On the other hand, there are lots of people who are arguing that there should be a stronger international justice system to reign in the power of nation-states to commit atrocities, to arbitrarily go to war without just cause, etc. Likewise, there are those who are arguing that there should be similar curbing of the power of corporations. That doesn’t mean doing away with them.

Depends what your goal is. Ethics do require a goal!

They do? Must be a broader definition of the term than I’m familiar with. In any case, none of the examples given struck me as remotely unethical.

Ethics is about how to get from here to there.

You have a desire, you look at your situation … the ethic is what gets you from here to there.

Say you have a desire to not starve to death. The ethical thing to do, would be to ingest certain substances at regular intervals (as a generalization).
The unethical thing to do, would be to refuse to eat food.

Meta ethics gets into which desires, if any are ethical to have?
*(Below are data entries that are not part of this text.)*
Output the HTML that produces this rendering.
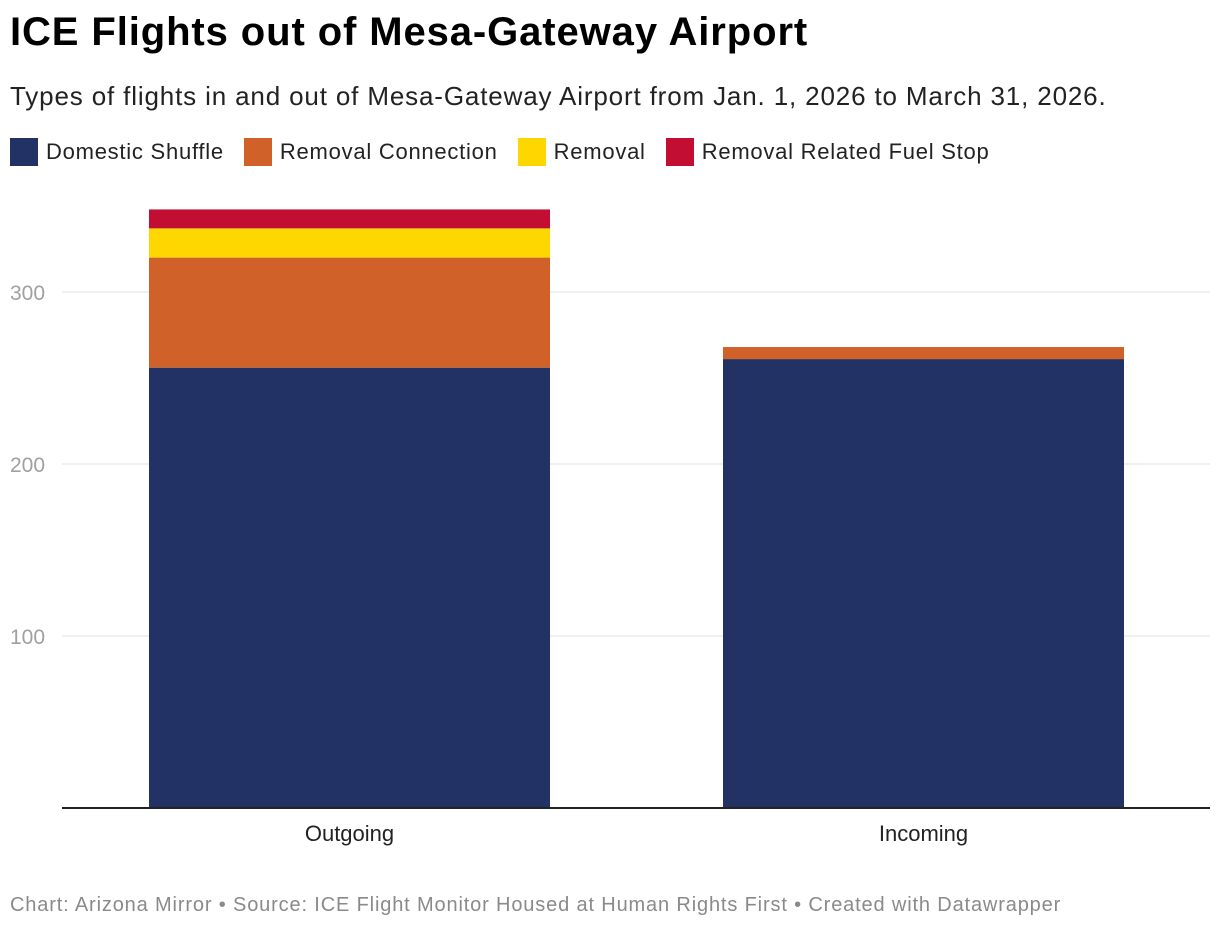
<!DOCTYPE html>
<html><head><meta charset="utf-8"><style>
body{margin:0;background:#fff;font-family:"Liberation Sans",Arial,sans-serif;width:1220px;height:930px;overflow:hidden;position:relative}
h1{position:absolute;left:10px;top:10px;margin:0;font-size:40px;font-weight:bold;color:#000;letter-spacing:0.9px}
.sub{position:absolute;left:10px;top:81px;font-size:26px;color:#222;letter-spacing:0.85px}
.legend{position:absolute;left:10px;top:138px;display:flex;font-size:22px;color:#222;letter-spacing:0.75px}
.li{display:flex;align-items:center;margin-right:20px}
.sw{width:28px;height:28px;margin-right:8px}
.foot{position:absolute;left:10px;top:894px;font-size:20px;color:#8a8a8a;letter-spacing:0.85px}
</style></head><body>
<h1>ICE Flights out of Mesa-Gateway Airport</h1>
<div class="sub">Types of flights in and out of Mesa-Gateway Airport from Jan. 1, 2026 to March 31, 2026.</div>
<div class="legend">
<div class="li"><div class="sw" style="background:#223265"></div>Domestic Shuffle</div>
<div class="li"><div class="sw" style="background:#d06128"></div>Removal Connection</div>
<div class="li"><div class="sw" style="background:#ffd700"></div>Removal</div>
<div class="li"><div class="sw" style="background:#c20e33"></div>Removal Related Fuel Stop</div>
</div>
<svg id="chart" width="1220" height="930" style="position:absolute;left:0;top:0"></svg>
<div class="foot">Chart: Arizona Mirror • Source: ICE Flight Monitor Housed at Human Rights First • Created with Datawrapper</div>
<script>
const categories = ["Outgoing", "Incoming"];
const domesticShuffle = [256, 261];
const removalConnection = [64, 7];
const removal = [17, 0];
const fuelStop = [11, 0];
const yTicks = [100, 200, 300];
const seriesColors = ["#223265", "#d06128", "#ffd700", "#c20e33"];
const seriesNames = ["domestic-shuffle", "removal-connection", "removal", "fuel-stop"];

const NS = "http://www.w3.org/2000/svg";
const svg = document.getElementById("chart");
const y0 = 808, pxPer = 1.72, left = 62, right = 1210;
const y = v => y0 - v * pxPer;
const band = 574, barW = 401, firstX = 149;
const x = i => firstX + i * band;

yTicks.forEach(t => {
  const l = document.createElementNS(NS, "line");
  
  
  l.setAttribute("x1", left); l.setAttribute("x2", right);
  l.setAttribute("y1", y(t)); l.setAttribute("y2", y(t));
  l.setAttribute("stroke", "#e0e0e0"); l.setAttribute("stroke-width", "1");
  svg.appendChild(l);
  const tx = document.createElementNS(NS, "text");
  
  
  tx.setAttribute("x", 10); tx.setAttribute("y", y(t) + 8);
  tx.setAttribute("font-size", "21"); tx.setAttribute("fill", "#a0a0a0");
  tx.setAttribute("font-family", "Liberation Sans, Arial, sans-serif");
  tx.textContent = t;
  svg.appendChild(tx);
});

const series = [domesticShuffle, removalConnection, removal, fuelStop];
categories.forEach((c, i) => {
  let acc = 0;
  series.forEach((s, k) => {
    const v = s[i];
    if (v > 0) {
      const r = document.createElementNS(NS, "rect");
      
      
      r.setAttribute("x", x(i)); r.setAttribute("width", barW);
      r.setAttribute("y", y(acc + v)); r.setAttribute("height", v * pxPer);
      r.setAttribute("fill", seriesColors[k]);
      svg.appendChild(r);
    }
    acc += v;
  });
  const tx = document.createElementNS(NS, "text");
  
  
  tx.setAttribute("x", x(i) + barW / 2); tx.setAttribute("y", 841);
  tx.setAttribute("text-anchor", "middle");
  tx.setAttribute("font-size", "22"); tx.setAttribute("fill", "#222");
  tx.setAttribute("font-family", "Liberation Sans, Arial, sans-serif");
  tx.textContent = c;
  svg.appendChild(tx);
});

const base = document.createElementNS(NS, "line");


base.setAttribute("x1", left); base.setAttribute("x2", right);
base.setAttribute("y1", y0); base.setAttribute("y2", y0);
base.setAttribute("stroke", "#222"); base.setAttribute("stroke-width", "2");
svg.appendChild(base);
</script>
</body></html>
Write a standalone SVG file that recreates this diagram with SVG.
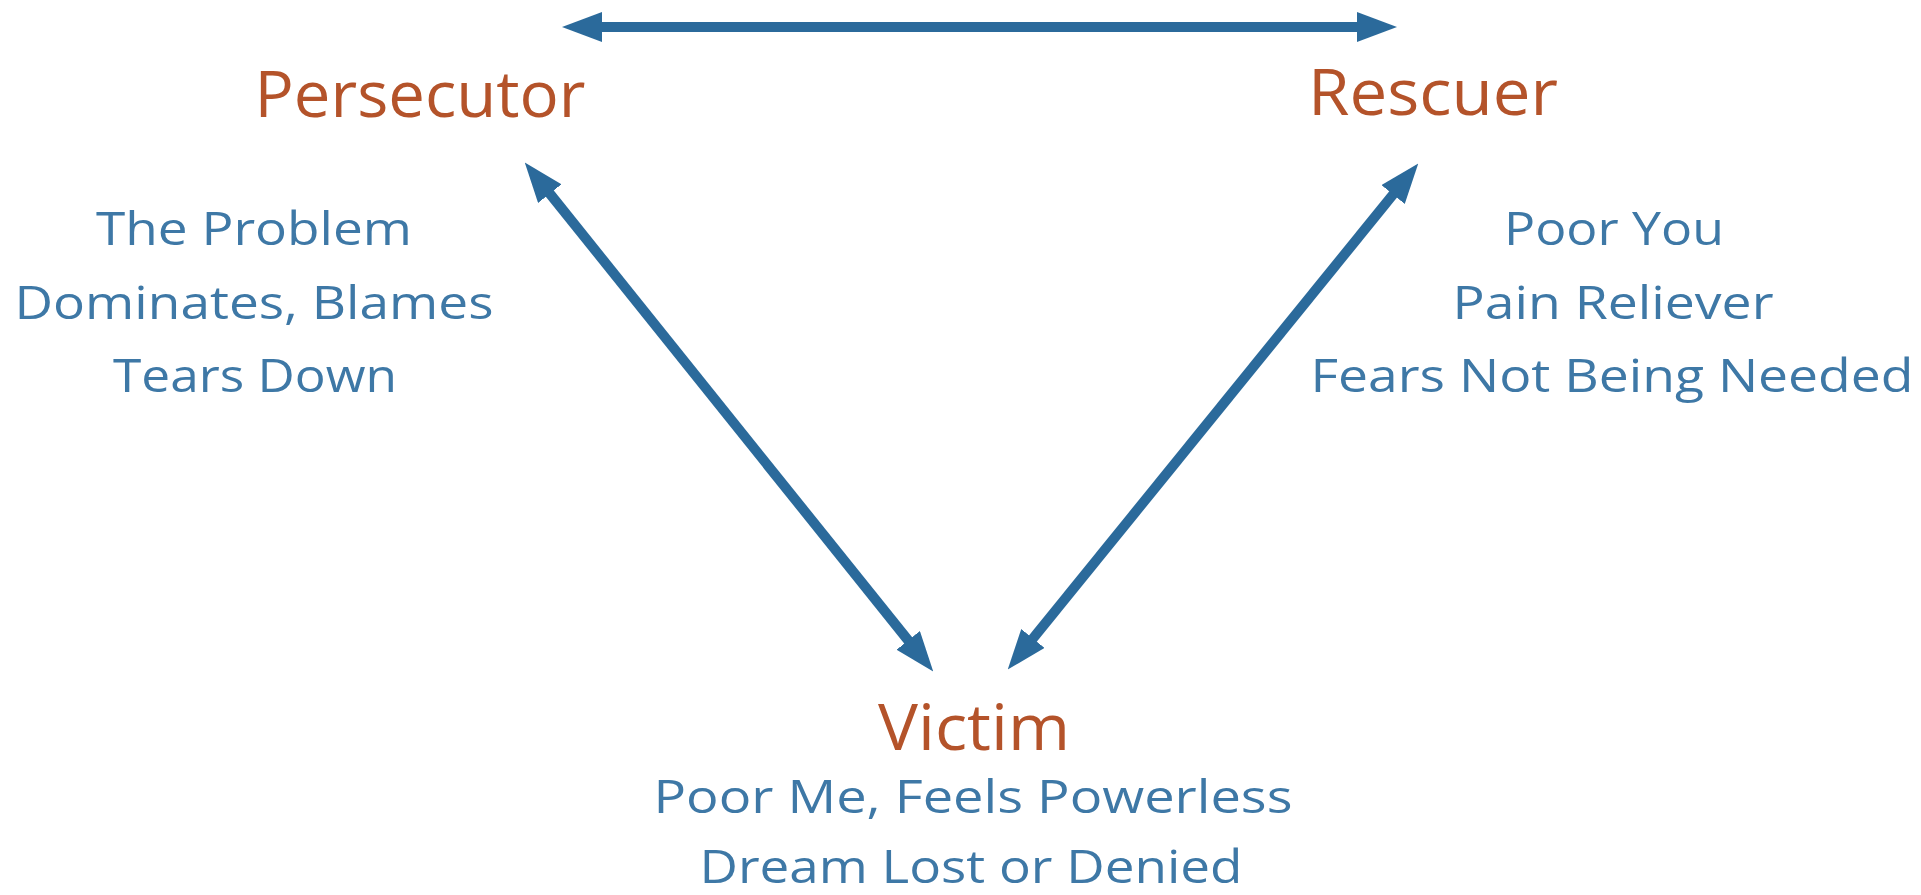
<svg xmlns="http://www.w3.org/2000/svg" width="1921" height="895" viewBox="0 0 1921 895">
<style>
.role{font-family:"Open Sans","Liberation Sans",sans-serif;font-size:64px;fill:#B4532A;text-anchor:middle}
.desc{font-family:"Open Sans","Liberation Sans",sans-serif;font-size:45px;fill:#3E78A6;text-anchor:middle}
.conn{stroke:#2B6A9B;stroke-width:10;fill:none;marker-start:url(#ah);marker-end:url(#ah)}
</style>
<defs>
<marker id="ah" markerUnits="userSpaceOnUse" viewBox="0 0 40 30" markerWidth="40" markerHeight="30" refX="4" refY="15" orient="auto-start-reverse">
<path d="M0,0 L40,15 L0,30 z" fill="#2B6A9B"/>
</marker>
</defs>
<rect width="1921" height="895" fill="#FFFFFF"/>
<g id="connectors">
<line class="conn" x1="598" y1="27" x2="1361" y2="27"/>
<line class="conn" x1="547.3" y1="190.5" x2="910.7" y2="643.5"/>
<line class="conn" x1="1395.6" y1="191.4" x2="1030.4" y2="641.6"/>
</g>
<g id="persecutor">
<text class="role" x="420" y="117" textLength="331" lengthAdjust="spacingAndGlyphs">Persecutor</text>
<text class="desc" x="254" y="245" textLength="316" lengthAdjust="spacingAndGlyphs">The Problem</text>
<text class="desc" x="254" y="319" textLength="479" lengthAdjust="spacingAndGlyphs">Dominates, Blames</text>
<text class="desc" x="255" y="392" textLength="284" lengthAdjust="spacingAndGlyphs">Tears Down</text>
</g>
<g id="rescuer">
<text class="role" x="1433" y="115" textLength="250" lengthAdjust="spacingAndGlyphs">Rescuer</text>
<text class="desc" x="1614" y="245" textLength="220" lengthAdjust="spacingAndGlyphs">Poor You</text>
<text class="desc" x="1613" y="319" textLength="321" lengthAdjust="spacingAndGlyphs">Pain Reliever</text>
<text class="desc" x="1612" y="392" textLength="603" lengthAdjust="spacingAndGlyphs">Fears Not Being Needed</text>
</g>
<g id="victim">
<text class="role" x="974" y="750" textLength="192" lengthAdjust="spacingAndGlyphs">Victim</text>
<text class="desc" x="973" y="813" textLength="639" lengthAdjust="spacingAndGlyphs">Poor Me, Feels Powerless</text>
<text class="desc" x="971" y="883" textLength="543" lengthAdjust="spacingAndGlyphs">Dream Lost or Denied</text>
</g>
</svg>
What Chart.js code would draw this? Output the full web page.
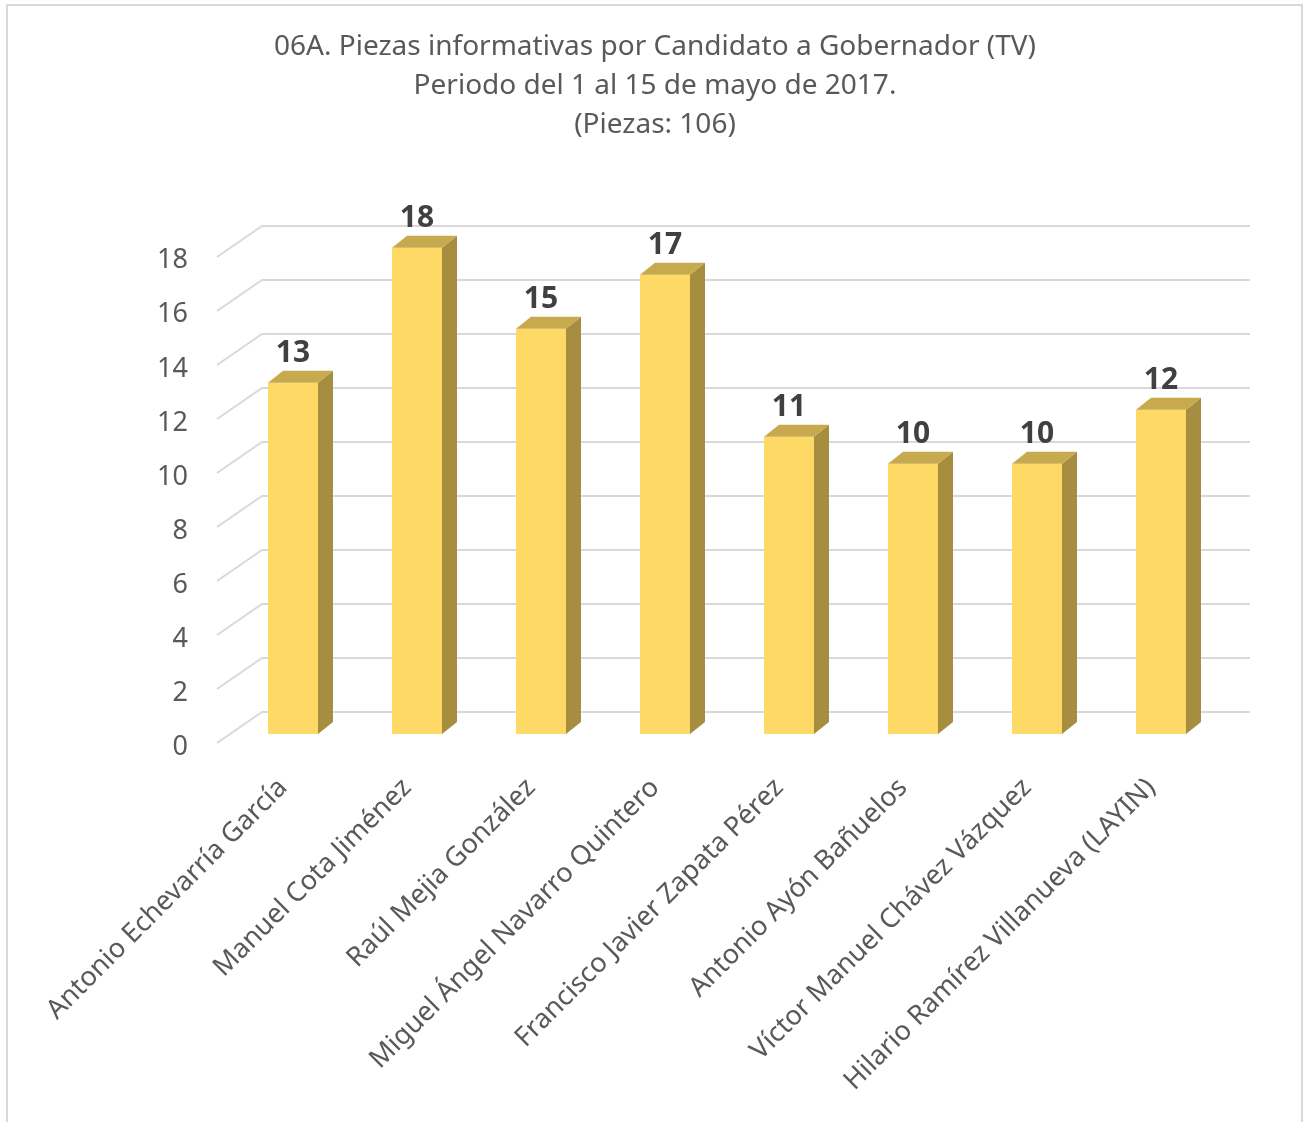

Self referrential ethics.

Depending upon who you talk to, ethics and morals are synonyms.
The rule of thumb for their difference is, in the case of eating food…

It is always moral to ingest certain substances at certain intervals (unconditional rule – it doesn’t matter whether you want to or not).

This is generally the distinction. Ethics need to be falsified and falsifiable, morals do not. In fact, per the system of morals, as distinguished from ethics (if you don’t use them as synonyms) — it is immoral for a moral statement to be falsifiable (because that suggests accountability, which is a nono for exploitation of other human beings; hence post modernism and whatnot). The rule for morality is much older than post-modernism though!

So, ironically, it is business ethical (if you want to exploit people for profit) to to use ethics and morality as sysnonyms, but to use the definition of morality and pretend that your using the definition of ethics. In this sense, it is ethical to make sure that it’s unknown that it’s unethical to have ethics be a term of falsifiability.

But, to return to the original point… for any ethic, you need a desire.

Harmful to the corporation yes, but not necesarily to the individuals who performed the bad acts. That is the problem that everyone is identifying and I have long agreed with that view of the corporate structure.

For example, the Ford Motor Co. exectutives were told that the fuel tank on the Pinto was prone to explosion in rear end collisions. They decided that it was cheaper to settle any lawsuits resulting from injury accidents than it was to redesign and retool so late in the production cycle.

Result, they probably got bonuses based on that year’s results because the shit didn’t hit the fan until later. And then when it did hit the fan it wasn’t the executives who made the decision who suffered. Their salaries continued at the same level, or even higher because now they had to steer the company through rough times and that’s worth more salary, right? It was the stockholders, and of course the Pinto customers who were killed or badly injured, who suffered. Also the Pinto owners who suddenly found themselves with a car than they had a hard time selling to anybody.